Mais, Dieu merci ! combien je m’exagérais le mal ! Comme d’ailleurs toute notre France, merveilleuse et éternelle, ils n’étaient encore qu’effleurés. La guerre a été déchaînée, le fou sinistre là-bas, l’espèce de hyène enragée qui règne sur la Grande Barbarie d’outre-Rhin, a osé enfin tenter le forfait sans nom qui avait été le but de toute son abominable existence. À peine équipés, à peine préparés, on les a envoyés sur l’Yser, — et ils ont étonné le monde ! Et nous devons comme autrefois, plus qu’autrefois même, plus que jamais, nous incliner devant eux, pour un beau salut de notre admiration affectueusement extasiée !…
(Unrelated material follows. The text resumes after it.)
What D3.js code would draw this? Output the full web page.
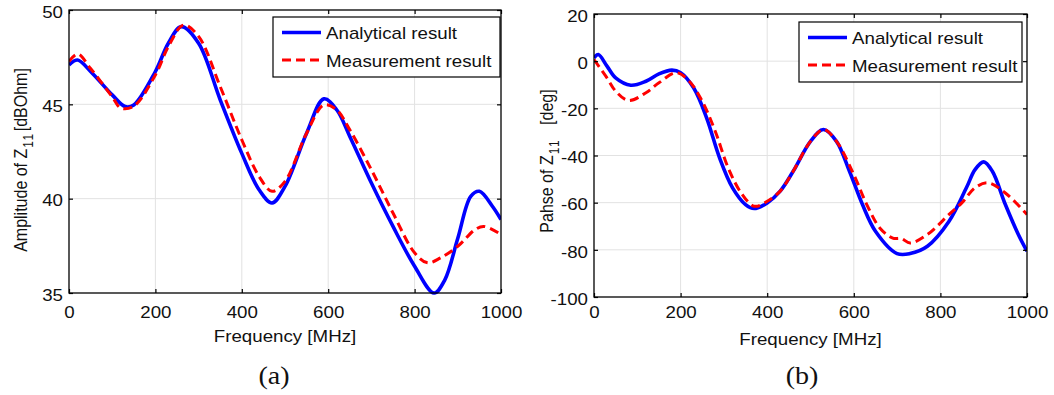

Pour finir et résumer cette sorte de testament, que l’on me permette de donner à nos chers grands enfants à col bleu[1] quelques conseils, tout à fait de ma façon… Cela m’amuse de commencer par celui-ci, qui, à première vue, n’a pas l’air très sérieux et que vous garderez tout à fait entre nous, n’est-ce pas :

« Ne croyez pas nécessaire de vous moderniser en affectant des allures trop correctes. Je ne vois aucun inconvénient à vos petits tapages, qui étaient d’ailleurs devenus classiques ; j’ose à peine dire que je regrette plutôt qu’ils se démodent, car cela tendrait moins à prouver un assagissement de vos âmes — au fond déjà très sages — qu’une diminution de vos vibrantes jeunesses.

» Quant à vos âmes elles-mêmes qui sont si bien comme cela, si droites et si jolies, de grâce n’y changez rien ! Cela par exemple, je vous le dis de tout mon cœur et de toutes mes forces. Ah ! non, n’y changez rien. Gardez la tradition saine et superbe. Gardez le respect et la confiance, sur quoi reposait votre discipline séculaire. J’aimerais même vous voir garder aussi — mais je crains qu’il soit trop tard — garder les vieux rêves, qui sont pour émerveiller et enchanter à l’heure de la mort… et garder jusqu’à votre antique Notre-Dame de la Mer, car, à travers tout, elle demeure l’un de ces bienfaisants symboles derrière lesquels se cachent la vérité et les plus essentiels espoirs.

» Oh ! tâchez de rester ce que vous êtes et ce qu’étaient vos ancêtres. Oh ! restez, dans toute la plénitude du sens admirable que j’attache à ce mot-là, — restez des matelots !… »

  1. Des détachements de matelots en armes, presque tous des survivants de l’Yser, garnissaient ce jour-là la scène du Théâtre Français, entourant M. Pierre Loti qui, pour fournir s’est adressé à eux.